While Smurfit-Stone and Temple-Inland are candidates for a tax-efficient Reverse Morris Trust transaction, International Paper would have to be a cash buyer for the containerboard business; a transaction that would create tax inefficiencies. Moreover, it has been said that a tax-efficient deal could save Weyerhaeuser in excess of USD 1bn, making an all-cash deal less attractive. Therefore, it was concluded that for International Paper to emerge as a successful bidder, it would need to significantly overpay. Such a move by International Paper could be unlikely, after the company’s stock had recently been nearing its 52-week low of about USD 31 per share following ongoing restructuring efforts, it was suggested.
This news service reported industry bankers’ skepticism towards Smurfit-Stone emerging as a buyer for Weyerhaeuser’s containerboard due to the required capital structure changes for a Reverse Morris Trust, and potentially a negative sentiment on the part of Weyerhaeuser shareholders towards taking Smurfit’s levered stock after the sale of its fine paper business to Domtar.
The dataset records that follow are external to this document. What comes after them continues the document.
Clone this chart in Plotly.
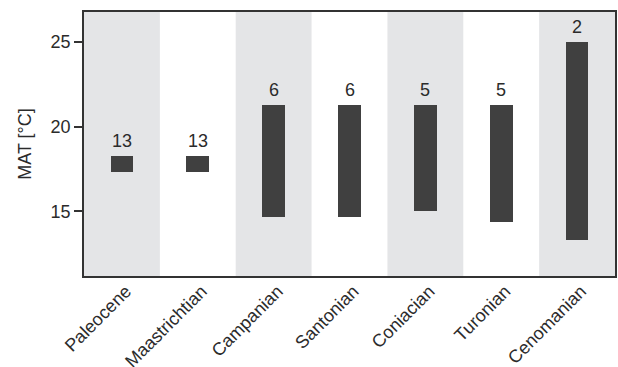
import plotly.graph_objects as go

# Stage names (youngest to oldest) and MAT ranges per stage
stages = ["Paleocene", "Maastrichtian", "Campanian", "Santonian",
          "Coniacian", "Turonian", "Cenomanian"]
mat_low = [17.3, 17.3, 14.7, 14.7, 15.0, 14.4, 13.3]
mat_high = [18.25, 18.25, 21.3, 21.3, 21.3, 21.3, 25.0]
n_samples = [13, 13, 6, 6, 5, 5, 2]

FONT = "Liberation Sans, Arial, sans-serif"
TEXT = "#2b2b2b"

fig = go.Figure()

fig.add_trace(go.Bar(
    x=stages,
    y=[h - l for h, l in zip(mat_high, mat_low)],
    base=mat_low,
    width=0.3,
    marker=dict(color="#404040", line=dict(width=0)),
    hoverinfo="skip",
    showlegend=False,
))

# alternating grey bands behind every other stage
for i in range(0, len(stages), 2):
    fig.add_shape(type="rect", xref="x", yref="paper",
                  x0=i - 0.5, x1=i + 0.5, y0=0, y1=1,
                  fillcolor="#e4e5e7", line=dict(width=0), layer="below")

# sample counts above each range
for s, h, n in zip(stages, mat_high, n_samples):
    fig.add_annotation(x=s, y=h, text=str(n), showarrow=False,
                       yanchor="bottom", yshift=3,
                       font=dict(family=FONT, size=18, color=TEXT))

fig.update_layout(
    width=618, height=367,
    margin=dict(l=84, r=3, t=12, b=91),
    paper_bgcolor="white", plot_bgcolor="white",
    font=dict(family=FONT, size=18, color=TEXT),
    bargap=0,
)
fig.update_xaxes(
    range=[-0.5, len(stages) - 0.5],
    tickangle=-45, ticks="", showgrid=False, automargin=False,
    ticklabelstandoff=-4, ticklabelshift=4,
    showline=True, linecolor="#333333", linewidth=1.5, mirror=True,
    tickfont=dict(family=FONT, size=18, color=TEXT),
)
fig.update_yaxes(
    range=[11.2, 26.75], automargin=False,
    tickvals=[15, 20, 25], ticks="outside", ticklen=8, tickwidth=1.5,
    tickcolor="#333333", showgrid=False, zeroline=False,
    showline=True, linecolor="#333333", linewidth=1.5, mirror=True,
    title=dict(text="MAT [°C]", standoff=14,
               font=dict(family=FONT, size=18, color=TEXT)),
    tickfont=dict(family=FONT, size=18, color=TEXT),
)

fig.write_html("out.html")
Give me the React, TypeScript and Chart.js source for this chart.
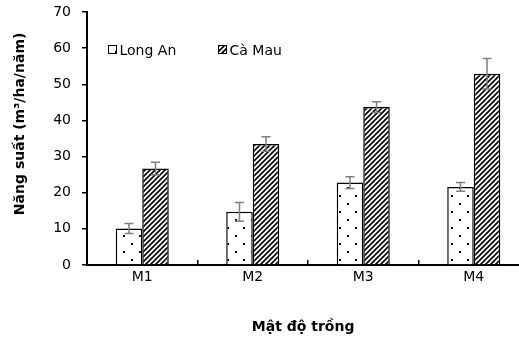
import React, { useEffect, useRef } from 'react';
import { Chart, registerables } from 'chart.js';

Chart.register(...registerables);

const categories = ['M1', 'M2', 'M3', 'M4'];
const seriesNames = ['Long An', 'Cà Mau'];
const longAn = [10.1, 14.7, 22.8, 21.6];
const longAnErr = [1.4, 2.6, 1.6, 1.2];
const caMau = [26.7, 33.5, 43.7, 52.9];
const caMauErr = [1.7, 2.0, 1.5, 4.2];
const yMin = 0;
const yMax = 70;
const yStep = 10;
const yTitle = '      Năng suất (m³/ha/năm)';
const xTitle = 'Mật độ trồng  ';

function makeDots(): CanvasPattern {
  const c = document.createElement('canvas');
  c.width = 16;
  c.height = 16;
  const g = c.getContext('2d')!;
  g.fillStyle = '#fff';
  g.fillRect(0, 0, 16, 16);
  g.fillStyle = '#000';
  g.fillRect(3, 3, 2, 2);
  g.fillRect(11, 11, 2, 2);
  return g.createPattern(c, 'repeat')!;
}

function makeHatch(): CanvasPattern {
  const s = 5;
  const c = document.createElement('canvas');
  c.width = s;
  c.height = s;
  const g = c.getContext('2d')!;
  g.fillStyle = '#fff';
  g.fillRect(0, 0, s, s);
  g.strokeStyle = '#000';
  g.lineWidth = 1.7;
  g.beginPath();
  g.moveTo(0, s);
  g.lineTo(s, 0);
  g.moveTo(-1, 1);
  g.lineTo(1, -1);
  g.moveTo(s - 1, s + 1);
  g.lineTo(s + 1, s - 1);
  g.stroke();
  return g.createPattern(c, 'repeat')!;
}

const errorBarPlugin = {
  id: 'errorBars',
  afterDatasetsDraw(chart: any) {
    const ctx = chart.ctx;
    const yScale = chart.scales.y;
    ctx.save();
    ctx.strokeStyle = '#7f7f7f';
    ctx.lineWidth = 1.5;
    chart.data.datasets.forEach((ds: any, i: number) => {
      const meta = chart.getDatasetMeta(i);
      meta.data.forEach((bar: any, j: number) => {
        const v = ds.data[j];
        const e = ds.errors[j];
        const x = bar.x;
        const yt = yScale.getPixelForValue(v + e);
        const yb = yScale.getPixelForValue(v - e);
        const cap = 4.5;
        ctx.beginPath();
        ctx.moveTo(x, yt);
        ctx.lineTo(x, yb);
        ctx.moveTo(x - cap, yt);
        ctx.lineTo(x + cap, yt);
        ctx.moveTo(x - cap, yb);
        ctx.lineTo(x + cap, yb);
        ctx.stroke();
      });
    });
    ctx.restore();
  },
};

const legendPlugin = {
  id: 'insideLegend',
  afterDraw(chart: any) {
    const ctx = chart.ctx;
    const area = chart.chartArea;
    ctx.save();
    ctx.font = '14px "DejaVu Sans"';
    ctx.textBaseline = 'alphabetic';
    ctx.textAlign = 'left';
    chart.data.datasets.forEach((ds: any, i: number) => {
      const bx = area.left + 21.5 + i * 110;
      const by = area.top + 33.5;
      ctx.fillStyle = ds.backgroundColor;
      ctx.fillRect(bx, by, 8, 8);
      ctx.strokeStyle = '#000';
      ctx.lineWidth = 1;
      ctx.strokeRect(bx, by, 8, 8);
      ctx.fillStyle = '#000';
      ctx.fillText(ds.label, bx + 11, by + 9.5);
    });
    ctx.restore();
  },
};

export default function App() {
  const ref = useRef<HTMLCanvasElement>(null);
  useEffect(() => {
    const canvas = ref.current!;
    Chart.defaults.font.family = '"DejaVu Sans", sans-serif';
    Chart.defaults.color = '#000';
    const chart = new Chart(canvas, {
      type: 'bar',
      data: {
        labels: categories,
        datasets: [
          {
            label: seriesNames[0],
            data: longAn,
            errors: longAnErr,
            backgroundColor: makeDots(),
            borderColor: '#000',
            borderWidth: 1.5,
            categoryPercentage: 0.48,
            barPercentage: 1,
          } as any,
          {
            label: seriesNames[1],
            data: caMau,
            errors: caMauErr,
            backgroundColor: makeHatch(),
            borderColor: '#000',
            borderWidth: 1.5,
            categoryPercentage: 0.48,
            barPercentage: 1,
          } as any,
        ],
      },
      options: {
        responsive: false,
        animation: false,
        devicePixelRatio: 1,
        layout: { padding: { left: 0, top: 12, right: 6, bottom: 0 } },
        plugins: {
          legend: { display: false },
          tooltip: { enabled: false },
        },
        scales: {
          x: {
            grid: {
              offset: true,
              drawOnChartArea: false,
              drawTicks: true,
              tickLength: -5,
              color: '#000',
              lineWidth: 1.5,
            },
            border: { display: true, color: '#000', width: 2 },
            ticks: { color: '#000', font: { size: 14 }, padding: 9 },
            title: {
              display: true,
              text: xTitle,
              color: '#000',
              font: { size: 14, weight: 'bold' },
              padding: { top: 0, bottom: 5 },
            },
            afterFit: (s: any) => {
              s.height = 76;
              s.paddingLeft = 0;
              s.paddingRight = 0;
            },
          },
          y: {
            min: yMin,
            max: yMax,
            ticks: { stepSize: yStep, color: '#000', font: { size: 14 }, padding: 11 },
            grid: {
              drawOnChartArea: false,
              drawTicks: true,
              tickLength: 5,
              color: '#000',
              lineWidth: 1.5,
            },
            border: { display: true, color: '#000', width: 2 },
            title: {
              display: true,
              text: yTitle,
              color: '#000',
              font: { size: 14, weight: 'bold' },
              padding: { top: 11.6, bottom: 0 },
            },
            afterFit: (s: any) => {
              s.width = 87;
              s.paddingTop = 0;
              s.paddingBottom = 0;
            },
          },
        },
      } as any,
      plugins: [errorBarPlugin, legendPlugin],
    });
    return () => chart.destroy();
  }, []);

  return (
    <div
      style={{
        position: 'fixed',
        left: 0,
        top: 0,
        width: 519,
        height: 341,
        overflow: 'hidden',
        background: '#fff',
      }}
    >
      <canvas ref={ref} width={535} height={341} style={{ display: 'block' }} />
    </div>
  );
}
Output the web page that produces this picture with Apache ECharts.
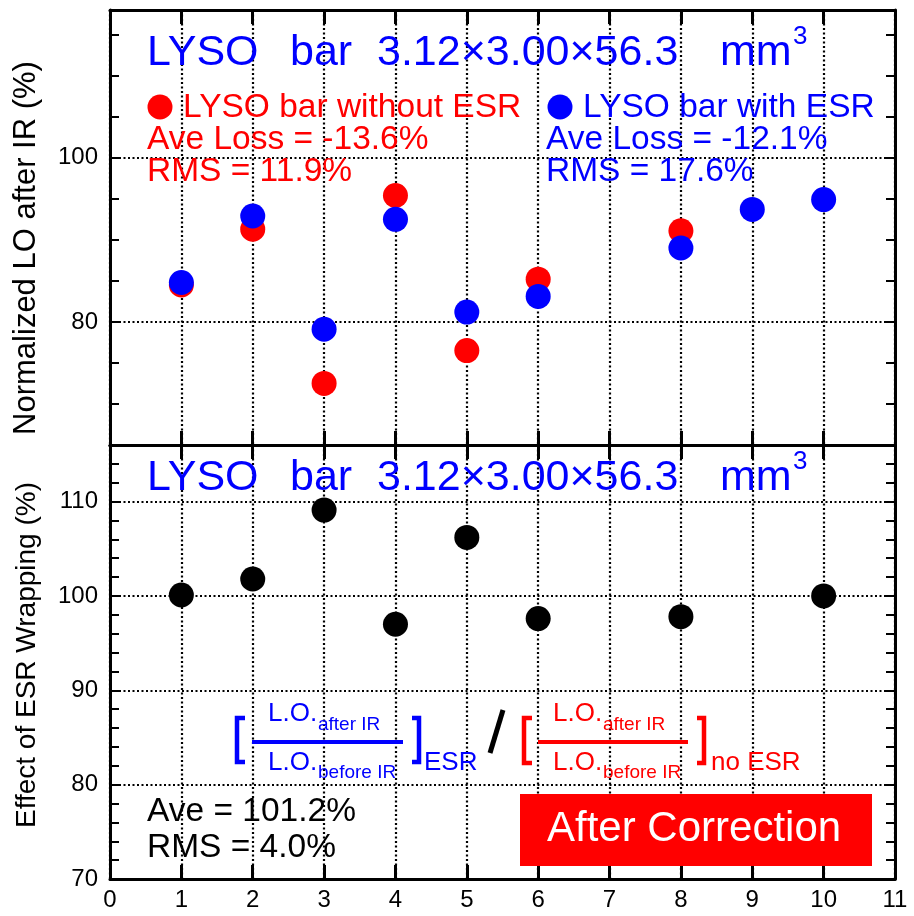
<!DOCTYPE html>
<html><head><meta charset="utf-8">
<script src="https://cdn.jsdelivr.net/npm/echarts@6/dist/echarts.min.js"></script>
<style>html,body{margin:0;padding:0;background:#fff}#c{width:914px;height:916px}</style>
</head><body><div id="c"></div>
<script>
// ---- data ----
const noEsrX = [1, 2, 3, 4, 5, 6, 8];
const noEsrY = [84.5, 91.3, 72.5, 95.4, 76.5, 85.2, 91.1];
const esrX = [1, 2, 3, 4, 5, 6, 8, 9, 10];
const esrY = [84.8, 92.9, 79.1, 92.5, 81.2, 83.1, 89.0, 93.7, 94.9];
const effX = [1, 2, 3, 4, 5, 6, 8, 10];
const effY = [100.1, 101.8, 109.1, 97.0, 106.2, 97.6, 97.8, 100.0];
const topTickLabels = [80, 100];
const bottomTickLabels = [70, 80, 90, 100, 110];
const topGridLines = [80, 100];
const bottomGridLines = [80, 90, 100, 110];

const FONT = '"Liberation Sans", Arial, Helvetica, sans-serif';
const BLUE = '#0000ff', RED = '#ff0000';
const chart = echarts.init(document.getElementById('c'), null, {renderer: 'canvas'});

const dotted = {color: '#000', type: [2, 2.5], width: 2.2};
function xAx(grid, pos, labels, split) {
  return {
    type: 'value', gridIndex: grid, position: pos, min: 0, max: 11, interval: 1,
    axisLine: {show: true, onZero: false, lineStyle: {color: '#000', width: 3}},
    axisTick: {show: true, inside: true, length: 14, lineStyle: {color: '#000', width: 3}},
    axisLabel: {show: labels, fontSize: 24, color: '#000', fontFamily: FONT, margin: 9},
    splitLine: {show: split, lineStyle: dotted}
  };
}
function yAx(grid, pos, min, max, itv, labelVals) {
  return {
    type: 'value', gridIndex: grid, position: pos, min: min, max: max, interval: itv,
    axisLine: {show: true, onZero: false, lineStyle: {color: '#000', width: 3}},
    axisTick: {show: true, inside: true, length: 9, lineStyle: {color: '#000', width: 2}},
    axisLabel: {show: !!labelVals, fontSize: 24, color: '#000', fontFamily: FONT, margin: 12,
      formatter: v => (labelVals && labelVals.indexOf(v) >= 0) ? String(v) : ''},
    splitLine: {show: false}
  };
}
function gridMark(vals) {
  return {
    silent: true, z: 1, symbol: ['none', 'none'], animation: false,
    label: {show: false}, lineStyle: dotted,
    data: vals.map(v => ({yAxis: v}))
  };
}
function txt(text, x, y, size, fill, extra) {
  return Object.assign({
    type: 'text', x: x, y: y, z: 50,
    style: {text: text, x: 0, y: 0, font: size + 'px ' + FONT, fill: fill,
      align: 'left', verticalAlign: 'middle', textAlign: 'left', textVerticalAlign: 'middle'}
  }, extra || {});
}
function poly(pts, color, w) {
  return {type: 'polyline', z: 50, shape: {points: pts}, style: {stroke: color, lineWidth: w, fill: null}};
}
function seg(x1, y1, x2, y2, color, w) {
  return {type: 'line', z: 50, shape: {x1, y1, x2, y2}, style: {stroke: color, lineWidth: w}};
}

const LG = 33.5;
const graphics = [
  // top title
  txt('LYSO', 147, 53, 43, BLUE), txt('bar', 290, 53, 43, BLUE),
  txt('3.12\u00d73.00\u00d756.3', 377, 53, 43, BLUE), txt('mm', 720, 53, 43, BLUE),
  txt('3', 793, 37, 26, BLUE),
  // legends
  {type: 'circle', z: 50, shape: {cx: 160, cy: 107, r: 12.5}, style: {fill: RED}},
  txt('LYSO bar without ESR', 183, 108, LG, RED),
  txt('Ave Loss = -13.6%', 147, 140, LG, RED),
  txt('RMS = 11.9%', 147, 172, LG, RED),
  {type: 'circle', z: 50, shape: {cx: 560, cy: 107, r: 12.5}, style: {fill: BLUE}},
  txt('LYSO bar with ESR', 583, 108, LG, BLUE),
  txt('Ave Loss = -12.1%', 546, 140, LG, BLUE),
  txt('RMS = 17.6%', 546, 172, LG, BLUE),
  // bottom title
  txt('LYSO', 147, 478, 43, BLUE), txt('bar', 290, 478, 43, BLUE),
  txt('3.12\u00d73.00\u00d756.3', 377, 478, 43, BLUE), txt('mm', 720, 478, 43, BLUE),
  txt('3', 793, 462, 26, BLUE),
  // formula blue
  poly([[245, 718], [237, 718], [237, 762], [245, 762]], BLUE, 4.5),
  txt('L.O.', 268, 714, 26, BLUE), txt('after IR', 318, 725, 19, BLUE),
  seg(252, 742, 403, 742, BLUE, 4),
  txt('L.O.', 268, 763, 26, BLUE), txt('before IR', 318, 773, 19, BLUE),
  poly([[412, 718], [419, 718], [419, 762], [412, 762]], BLUE, 4.5),
  txt('ESR', 424, 763, 26, BLUE),
  seg(503, 710, 490, 753, '#000', 5),
  // formula red
  poly([[532, 718], [524, 718], [524, 763], [532, 763]], RED, 4.5),
  txt('L.O.', 553, 714, 26, RED), txt('after IR', 603, 725, 19, RED),
  seg(538, 742, 688, 742, RED, 4),
  txt('L.O.', 553, 763, 26, RED), txt('before IR', 603, 773, 19, RED),
  poly([[697, 718], [704, 718], [704, 763], [697, 763]], RED, 4.5),
  txt('no ESR', 711, 763, 26, RED),
  // stats bottom
  txt('Ave = 101.2%', 147, 812, LG, '#000'),
  txt('RMS = 4.0%', 147, 848, LG, '#000'),
  // red box
  {type: 'rect', z: 49, shape: {x: 520, y: 794, width: 352, height: 72}, style: {fill: RED}},
  txt('After Correction', 547, 829, 42, '#fff'),
  // axis names
  txt('Normalized LO after IR (%)', 26, 248, 31, '#000', {rotation: Math.PI / 2}),
  txt('Effect of ESR Wrapping (%)', 27, 655, 28, '#000', {rotation: Math.PI / 2})
];
// center-align axis names
graphics[graphics.length - 1].style.align = 'center'; graphics[graphics.length - 1].style.textAlign = 'center';
graphics[graphics.length - 2].style.align = 'center'; graphics[graphics.length - 2].style.textAlign = 'center';

chart.setOption({
  animation: false,
  backgroundColor: '#fff',
  grid: [
    {left: 110, right: 19, top: 10, height: 435},
    {left: 110, right: 19, top: 445, height: 434}
  ],
  xAxis: [
    xAx(0, 'bottom', false, true), xAx(0, 'top', false, false),
    xAx(1, 'bottom', true, true), xAx(1, 'top', false, false)
  ],
  yAxis: [
    yAx(0, 'left', 65, 118, 5, topTickLabels), yAx(0, 'right', 65, 118, 5, null),
    yAx(1, 'left', 70, 116, 2, bottomTickLabels), yAx(1, 'right', 70, 116, 2, null)
  ],
  series: [
    {type: 'scatter', xAxisIndex: 0, yAxisIndex: 0, symbolSize: 25, z: 3,
      itemStyle: {color: RED, opacity: 1}, data: noEsrX.map((x, i) => [x, noEsrY[i]]),
      markLine: gridMark(topGridLines)},
    {type: 'scatter', xAxisIndex: 0, yAxisIndex: 0, symbolSize: 25, z: 4,
      itemStyle: {color: BLUE, opacity: 1}, data: esrX.map((x, i) => [x, esrY[i]])},
    {type: 'scatter', xAxisIndex: 2, yAxisIndex: 2, symbolSize: 25, z: 3,
      itemStyle: {color: '#000', opacity: 1}, data: effX.map((x, i) => [x, effY[i]]),
      markLine: gridMark(bottomGridLines)}
  ],
  graphic: graphics
});
</script></body></html>
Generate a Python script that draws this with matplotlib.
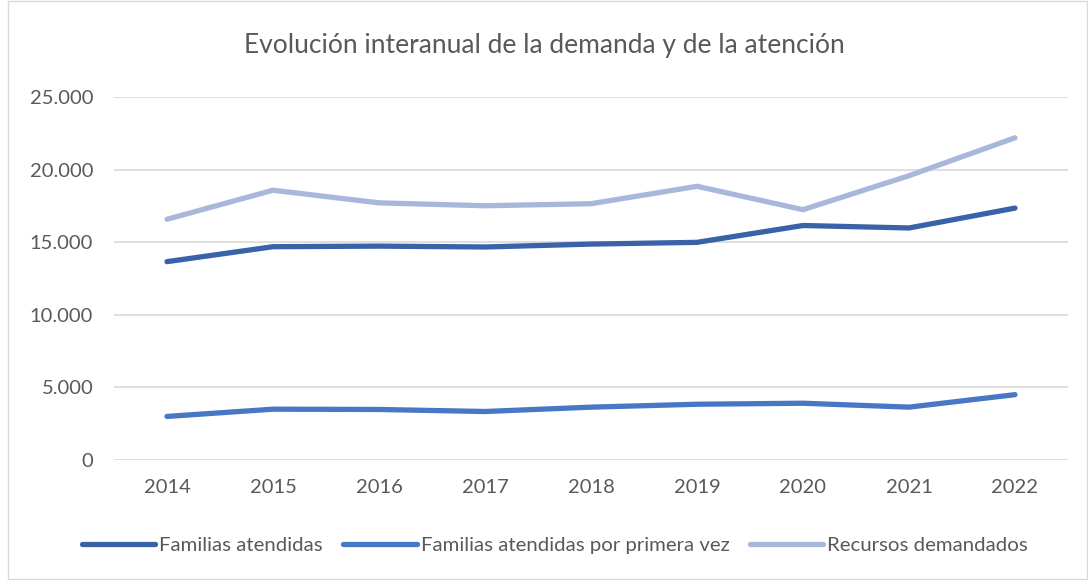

Since that deal, Domtar stock, the currency paid to shareholders for the deal, has lost significant value and this may give shareholders reason to question taking Smurfit stock, it was said.
Yet despite these arguments, some are still tipping Smurfit as the most likely Reverse Morris Trust candidate, and ultimately buyer for Weyerhaeuser’s containerboard business. The first person familiar with the process said there is a rumor that Smurfit has been doing significant work to put a bid together for Weyerhaeuser. “I could understand why Smurfit would want to do that deal, but not why Weyerhaeuser would,” the person commented.
Temple-Inland, which this news service reported had recently entered the fray for Weyerhaeuser, has also been doubted as a realistic buyer, due to the size of a potential transaction. Even so, this news service reported that the company recently signed a confidentiality agreement to be engaged in the ongoing process for the business.
Industry bankers have previously indicated to this news service that Weyerhaeuser’s containerboard business could sell for somewhere between USD 5.3bn and 5.5bn. Although USD 5.5bn might be a realistic figure in a struggling market, it has been said that if Weyerhaeuser were to make the decision sell the containerboard in a healthier environment, it could command a price tag of USD 6bn.
Despite claims that PCA’s interest in the auction may be slowing, a third person following the process said it is possible PCA would undertake a strategy to appear as though it was no longer interested in the containerboard business. “It’s hard for me to imagine that they’re not still kicking around,” he said. With PCA gone, he added that the process would be left with three arguably disadvantaged bidders, namely Temple Inland, Smurfit Stone, and International Paper. If Morgan Stanley, Weyerhaeuser’s advisor, wanted to create a competitive race between three tax buyers, PCA’s exit would be a big loss for the seller, he said.
PCA did not return calls seeking comment.